(Figure scripts)
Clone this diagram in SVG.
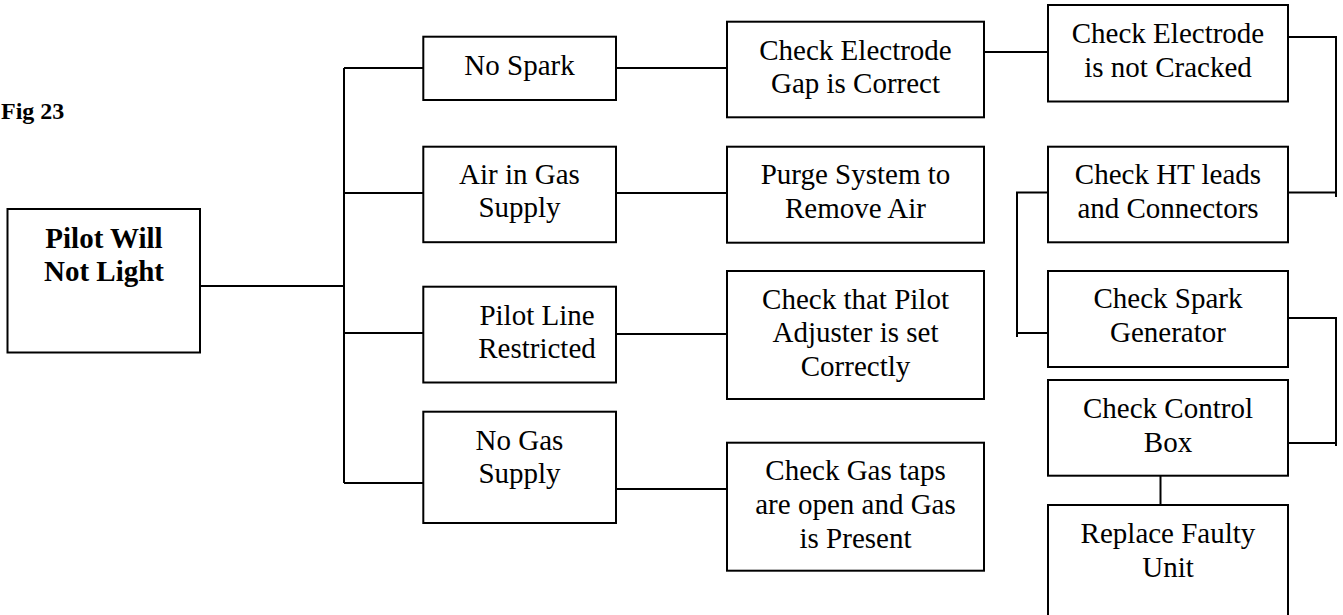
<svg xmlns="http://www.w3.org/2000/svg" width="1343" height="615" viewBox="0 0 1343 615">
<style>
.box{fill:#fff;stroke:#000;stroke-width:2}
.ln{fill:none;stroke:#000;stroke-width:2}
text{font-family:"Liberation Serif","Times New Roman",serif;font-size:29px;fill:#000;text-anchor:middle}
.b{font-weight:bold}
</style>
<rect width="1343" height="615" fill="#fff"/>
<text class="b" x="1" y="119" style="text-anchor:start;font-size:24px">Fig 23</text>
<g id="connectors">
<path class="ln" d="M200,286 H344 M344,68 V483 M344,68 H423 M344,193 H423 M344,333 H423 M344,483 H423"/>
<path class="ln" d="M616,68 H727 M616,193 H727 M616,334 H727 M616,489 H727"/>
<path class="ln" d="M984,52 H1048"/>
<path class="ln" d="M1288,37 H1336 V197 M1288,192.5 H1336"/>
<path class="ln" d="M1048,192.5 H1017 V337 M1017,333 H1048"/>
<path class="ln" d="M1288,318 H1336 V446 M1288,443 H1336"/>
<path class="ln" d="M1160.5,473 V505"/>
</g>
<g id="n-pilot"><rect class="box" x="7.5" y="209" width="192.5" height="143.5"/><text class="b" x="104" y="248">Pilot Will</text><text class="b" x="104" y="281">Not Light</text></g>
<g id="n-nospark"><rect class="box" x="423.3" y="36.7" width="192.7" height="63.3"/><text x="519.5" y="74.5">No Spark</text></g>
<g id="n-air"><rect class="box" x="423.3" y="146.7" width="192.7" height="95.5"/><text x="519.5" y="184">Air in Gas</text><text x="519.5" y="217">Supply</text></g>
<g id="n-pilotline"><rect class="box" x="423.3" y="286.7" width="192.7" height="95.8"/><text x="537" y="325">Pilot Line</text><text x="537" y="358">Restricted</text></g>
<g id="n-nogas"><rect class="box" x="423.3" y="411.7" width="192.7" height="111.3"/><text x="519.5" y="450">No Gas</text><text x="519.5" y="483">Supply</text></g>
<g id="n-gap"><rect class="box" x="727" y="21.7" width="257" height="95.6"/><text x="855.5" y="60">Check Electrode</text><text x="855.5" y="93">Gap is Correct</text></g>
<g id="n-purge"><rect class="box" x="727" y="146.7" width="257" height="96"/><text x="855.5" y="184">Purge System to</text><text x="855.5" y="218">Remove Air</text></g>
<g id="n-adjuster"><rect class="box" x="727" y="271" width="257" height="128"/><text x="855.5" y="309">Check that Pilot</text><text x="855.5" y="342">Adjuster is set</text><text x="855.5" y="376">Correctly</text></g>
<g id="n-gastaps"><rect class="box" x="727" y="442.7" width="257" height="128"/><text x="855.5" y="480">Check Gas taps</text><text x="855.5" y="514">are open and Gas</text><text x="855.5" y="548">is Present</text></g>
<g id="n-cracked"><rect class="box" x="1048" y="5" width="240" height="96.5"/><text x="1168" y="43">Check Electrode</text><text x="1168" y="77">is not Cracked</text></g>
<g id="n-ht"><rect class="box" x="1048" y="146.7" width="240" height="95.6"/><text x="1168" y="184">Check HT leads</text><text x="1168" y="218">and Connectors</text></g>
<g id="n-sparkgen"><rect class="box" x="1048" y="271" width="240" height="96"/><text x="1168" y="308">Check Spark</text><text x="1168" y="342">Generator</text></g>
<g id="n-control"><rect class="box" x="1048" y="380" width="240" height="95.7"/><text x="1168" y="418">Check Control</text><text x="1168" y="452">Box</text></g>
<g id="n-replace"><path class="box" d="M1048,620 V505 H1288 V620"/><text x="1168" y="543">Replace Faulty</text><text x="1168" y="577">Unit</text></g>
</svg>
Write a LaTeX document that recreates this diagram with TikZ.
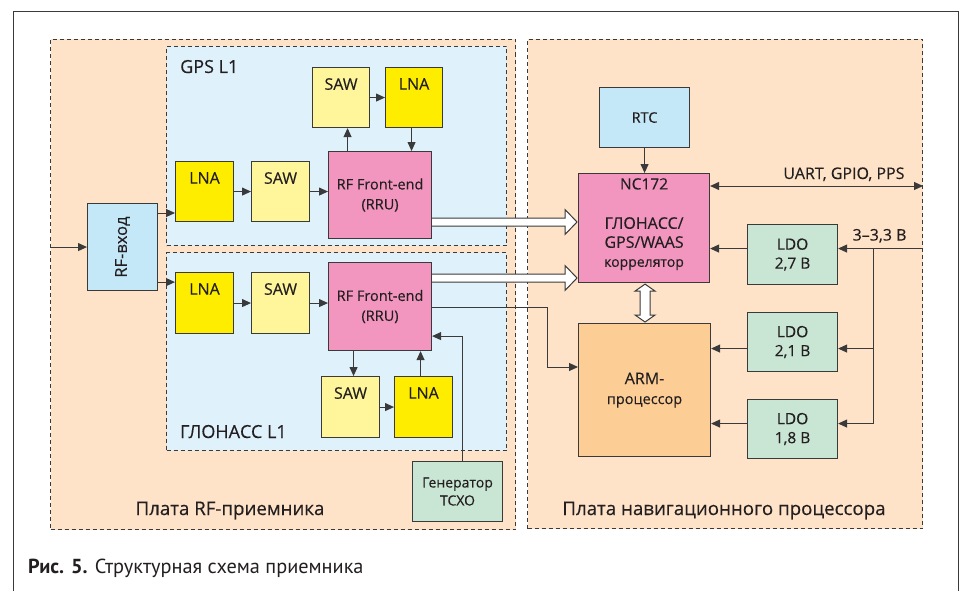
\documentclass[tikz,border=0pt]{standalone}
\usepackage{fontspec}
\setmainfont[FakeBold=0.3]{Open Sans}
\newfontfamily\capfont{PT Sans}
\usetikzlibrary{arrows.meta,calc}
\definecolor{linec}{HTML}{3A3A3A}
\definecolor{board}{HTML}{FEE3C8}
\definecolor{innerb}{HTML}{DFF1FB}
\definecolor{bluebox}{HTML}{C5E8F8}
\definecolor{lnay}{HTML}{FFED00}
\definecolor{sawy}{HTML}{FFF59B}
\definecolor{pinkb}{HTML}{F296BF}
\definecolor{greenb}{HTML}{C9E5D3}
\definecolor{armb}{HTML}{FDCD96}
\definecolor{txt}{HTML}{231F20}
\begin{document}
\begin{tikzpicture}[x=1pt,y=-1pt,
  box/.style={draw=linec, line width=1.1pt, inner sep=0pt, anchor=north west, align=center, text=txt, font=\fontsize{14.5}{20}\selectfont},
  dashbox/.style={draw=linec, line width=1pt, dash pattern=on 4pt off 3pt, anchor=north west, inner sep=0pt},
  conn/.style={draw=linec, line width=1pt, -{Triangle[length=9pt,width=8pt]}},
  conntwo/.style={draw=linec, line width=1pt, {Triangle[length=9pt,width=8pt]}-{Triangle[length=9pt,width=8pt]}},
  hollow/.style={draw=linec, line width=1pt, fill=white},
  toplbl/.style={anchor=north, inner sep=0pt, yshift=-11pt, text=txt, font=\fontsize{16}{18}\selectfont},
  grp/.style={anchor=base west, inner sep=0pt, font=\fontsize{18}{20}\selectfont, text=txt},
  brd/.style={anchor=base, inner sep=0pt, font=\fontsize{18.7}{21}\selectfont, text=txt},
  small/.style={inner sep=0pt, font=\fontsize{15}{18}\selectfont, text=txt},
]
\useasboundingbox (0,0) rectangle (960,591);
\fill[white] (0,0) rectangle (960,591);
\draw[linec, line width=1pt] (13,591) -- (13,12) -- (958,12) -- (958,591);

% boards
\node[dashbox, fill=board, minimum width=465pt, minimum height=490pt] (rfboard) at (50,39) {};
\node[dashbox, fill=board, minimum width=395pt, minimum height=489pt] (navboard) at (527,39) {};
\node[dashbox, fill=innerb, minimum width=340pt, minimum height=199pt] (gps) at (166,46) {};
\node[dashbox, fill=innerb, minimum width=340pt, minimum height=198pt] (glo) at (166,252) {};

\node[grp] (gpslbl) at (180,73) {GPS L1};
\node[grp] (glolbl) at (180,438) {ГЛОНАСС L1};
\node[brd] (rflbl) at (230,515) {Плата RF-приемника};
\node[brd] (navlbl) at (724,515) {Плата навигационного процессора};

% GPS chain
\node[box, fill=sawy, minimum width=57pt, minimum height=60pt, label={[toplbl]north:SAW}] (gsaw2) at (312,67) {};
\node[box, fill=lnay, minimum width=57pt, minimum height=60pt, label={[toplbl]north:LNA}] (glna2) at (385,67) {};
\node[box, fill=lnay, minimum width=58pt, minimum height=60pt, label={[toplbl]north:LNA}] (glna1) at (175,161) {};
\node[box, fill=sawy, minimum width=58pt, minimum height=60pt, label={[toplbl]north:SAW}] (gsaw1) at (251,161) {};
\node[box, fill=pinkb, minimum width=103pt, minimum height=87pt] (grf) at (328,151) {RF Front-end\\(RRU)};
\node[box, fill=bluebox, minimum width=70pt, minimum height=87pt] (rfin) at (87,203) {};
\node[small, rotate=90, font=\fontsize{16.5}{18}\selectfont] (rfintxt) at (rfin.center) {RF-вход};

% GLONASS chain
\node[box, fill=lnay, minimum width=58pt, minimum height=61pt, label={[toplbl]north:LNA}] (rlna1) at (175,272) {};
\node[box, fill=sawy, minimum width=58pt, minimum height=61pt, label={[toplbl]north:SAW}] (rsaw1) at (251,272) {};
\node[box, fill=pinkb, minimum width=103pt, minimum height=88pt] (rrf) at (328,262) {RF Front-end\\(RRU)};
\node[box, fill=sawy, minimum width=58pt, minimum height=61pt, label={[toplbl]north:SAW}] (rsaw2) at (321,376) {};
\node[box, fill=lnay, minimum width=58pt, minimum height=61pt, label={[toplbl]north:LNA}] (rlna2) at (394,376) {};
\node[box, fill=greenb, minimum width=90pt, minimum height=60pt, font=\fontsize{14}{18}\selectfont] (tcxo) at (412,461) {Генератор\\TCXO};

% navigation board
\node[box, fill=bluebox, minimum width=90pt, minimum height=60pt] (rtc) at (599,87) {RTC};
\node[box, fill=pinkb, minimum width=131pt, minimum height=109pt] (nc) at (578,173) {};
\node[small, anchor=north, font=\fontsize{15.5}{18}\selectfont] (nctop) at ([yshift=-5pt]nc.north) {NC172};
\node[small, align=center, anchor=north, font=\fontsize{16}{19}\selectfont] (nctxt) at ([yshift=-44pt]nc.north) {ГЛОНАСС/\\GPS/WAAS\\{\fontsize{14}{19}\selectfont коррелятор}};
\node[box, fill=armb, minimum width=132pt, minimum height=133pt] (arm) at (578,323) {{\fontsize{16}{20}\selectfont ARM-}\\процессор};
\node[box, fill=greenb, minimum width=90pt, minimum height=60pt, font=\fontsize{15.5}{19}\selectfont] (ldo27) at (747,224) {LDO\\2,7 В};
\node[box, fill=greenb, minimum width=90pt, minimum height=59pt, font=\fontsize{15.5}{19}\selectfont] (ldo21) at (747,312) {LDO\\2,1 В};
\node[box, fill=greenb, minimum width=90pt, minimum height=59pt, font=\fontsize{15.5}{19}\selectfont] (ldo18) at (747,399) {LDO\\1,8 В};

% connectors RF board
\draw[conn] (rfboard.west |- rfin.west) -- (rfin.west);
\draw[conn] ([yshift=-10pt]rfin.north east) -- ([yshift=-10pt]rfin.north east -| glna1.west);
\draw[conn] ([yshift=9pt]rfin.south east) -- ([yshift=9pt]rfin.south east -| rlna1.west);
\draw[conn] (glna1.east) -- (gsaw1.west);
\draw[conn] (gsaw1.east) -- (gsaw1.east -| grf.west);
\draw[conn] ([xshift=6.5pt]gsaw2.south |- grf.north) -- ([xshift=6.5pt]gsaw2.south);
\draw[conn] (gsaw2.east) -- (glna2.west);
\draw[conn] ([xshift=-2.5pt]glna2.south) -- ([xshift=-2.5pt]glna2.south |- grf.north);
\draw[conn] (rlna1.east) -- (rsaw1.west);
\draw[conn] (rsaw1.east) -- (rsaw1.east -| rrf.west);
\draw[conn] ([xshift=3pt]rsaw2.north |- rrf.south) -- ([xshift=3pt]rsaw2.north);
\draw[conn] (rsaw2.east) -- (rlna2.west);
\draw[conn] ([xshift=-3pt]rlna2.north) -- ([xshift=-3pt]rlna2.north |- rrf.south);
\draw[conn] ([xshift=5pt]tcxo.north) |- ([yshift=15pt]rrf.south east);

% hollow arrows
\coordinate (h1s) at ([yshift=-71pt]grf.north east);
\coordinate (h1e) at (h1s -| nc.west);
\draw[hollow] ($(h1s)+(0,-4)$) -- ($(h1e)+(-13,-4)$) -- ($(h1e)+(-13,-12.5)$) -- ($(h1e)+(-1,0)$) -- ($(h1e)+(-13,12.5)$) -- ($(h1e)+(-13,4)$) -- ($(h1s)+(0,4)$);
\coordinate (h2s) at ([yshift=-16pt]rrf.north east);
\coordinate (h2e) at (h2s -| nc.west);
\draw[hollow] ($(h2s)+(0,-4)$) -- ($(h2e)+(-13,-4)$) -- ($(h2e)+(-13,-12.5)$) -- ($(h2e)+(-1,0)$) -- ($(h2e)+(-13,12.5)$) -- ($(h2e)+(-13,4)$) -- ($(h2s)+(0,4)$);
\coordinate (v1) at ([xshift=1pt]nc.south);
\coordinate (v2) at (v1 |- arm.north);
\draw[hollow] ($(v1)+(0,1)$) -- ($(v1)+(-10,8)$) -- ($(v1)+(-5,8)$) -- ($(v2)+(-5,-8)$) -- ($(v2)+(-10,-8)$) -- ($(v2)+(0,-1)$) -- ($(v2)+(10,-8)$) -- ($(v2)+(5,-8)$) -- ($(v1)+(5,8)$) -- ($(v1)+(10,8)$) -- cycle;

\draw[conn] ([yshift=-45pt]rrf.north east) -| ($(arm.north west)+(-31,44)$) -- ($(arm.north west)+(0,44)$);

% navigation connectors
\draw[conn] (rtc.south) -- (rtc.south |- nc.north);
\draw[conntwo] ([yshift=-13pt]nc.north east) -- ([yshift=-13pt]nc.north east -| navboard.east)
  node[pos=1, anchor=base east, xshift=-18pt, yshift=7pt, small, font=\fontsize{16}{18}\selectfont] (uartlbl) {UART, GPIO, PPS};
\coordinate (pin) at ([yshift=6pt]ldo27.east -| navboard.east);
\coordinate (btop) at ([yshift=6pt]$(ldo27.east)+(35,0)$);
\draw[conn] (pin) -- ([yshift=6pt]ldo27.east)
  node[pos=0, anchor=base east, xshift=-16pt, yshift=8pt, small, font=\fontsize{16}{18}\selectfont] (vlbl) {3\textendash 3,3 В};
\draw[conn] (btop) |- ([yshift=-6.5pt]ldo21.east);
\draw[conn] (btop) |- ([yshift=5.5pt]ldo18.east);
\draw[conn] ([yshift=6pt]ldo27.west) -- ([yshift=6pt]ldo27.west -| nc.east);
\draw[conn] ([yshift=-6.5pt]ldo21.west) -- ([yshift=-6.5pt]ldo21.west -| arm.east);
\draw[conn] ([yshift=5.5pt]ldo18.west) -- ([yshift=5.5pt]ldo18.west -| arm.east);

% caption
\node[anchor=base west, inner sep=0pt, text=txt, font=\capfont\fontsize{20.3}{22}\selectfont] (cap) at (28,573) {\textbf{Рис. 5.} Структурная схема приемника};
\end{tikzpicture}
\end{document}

> **Short exercise**: Omit all pictures and repeat exactly the lines from the one containing "Write a LaTeX" through the one containing "(958,12) -- (958,591);", ends included, with nothing added.

> **Final result**:
Write a LaTeX document that recreates this diagram with TikZ.
\documentclass[tikz,border=0pt]{standalone}
\usepackage{fontspec}
\setmainfont[FakeBold=0.3]{Open Sans}
\newfontfamily\capfont{PT Sans}
\usetikzlibrary{arrows.meta,calc}
\definecolor{linec}{HTML}{3A3A3A}
\definecolor{board}{HTML}{FEE3C8}
\definecolor{innerb}{HTML}{DFF1FB}
\definecolor{bluebox}{HTML}{C5E8F8}
\definecolor{lnay}{HTML}{FFED00}
\definecolor{sawy}{HTML}{FFF59B}
\definecolor{pinkb}{HTML}{F296BF}
\definecolor{greenb}{HTML}{C9E5D3}
\definecolor{armb}{HTML}{FDCD96}
\definecolor{txt}{HTML}{231F20}
\begin{document}
\begin{tikzpicture}[x=1pt,y=-1pt,
  box/.style={draw=linec, line width=1.1pt, inner sep=0pt, anchor=north west, align=center, text=txt, font=\fontsize{14.5}{20}\selectfont},
  dashbox/.style={draw=linec, line width=1pt, dash pattern=on 4pt off 3pt, anchor=north west, inner sep=0pt},
  conn/.style={draw=linec, line width=1pt, -{Triangle[length=9pt,width=8pt]}},
  conntwo/.style={draw=linec, line width=1pt, {Triangle[length=9pt,width=8pt]}-{Triangle[length=9pt,width=8pt]}},
  hollow/.style={draw=linec, line width=1pt, fill=white},
  toplbl/.style={anchor=north, inner sep=0pt, yshift=-11pt, text=txt, font=\fontsize{16}{18}\selectfont},
  grp/.style={anchor=base west, inner sep=0pt, font=\fontsize{18}{20}\selectfont, text=txt},
  brd/.style={anchor=base, inner sep=0pt, font=\fontsize{18.7}{21}\selectfont, text=txt},
  small/.style={inner sep=0pt, font=\fontsize{15}{18}\selectfont, text=txt},
]
\useasboundingbox (0,0) rectangle (960,591);
\fill[white] (0,0) rectangle (960,591);
\draw[linec, line width=1pt] (13,591) -- (13,12) -- (958,12) -- (958,591);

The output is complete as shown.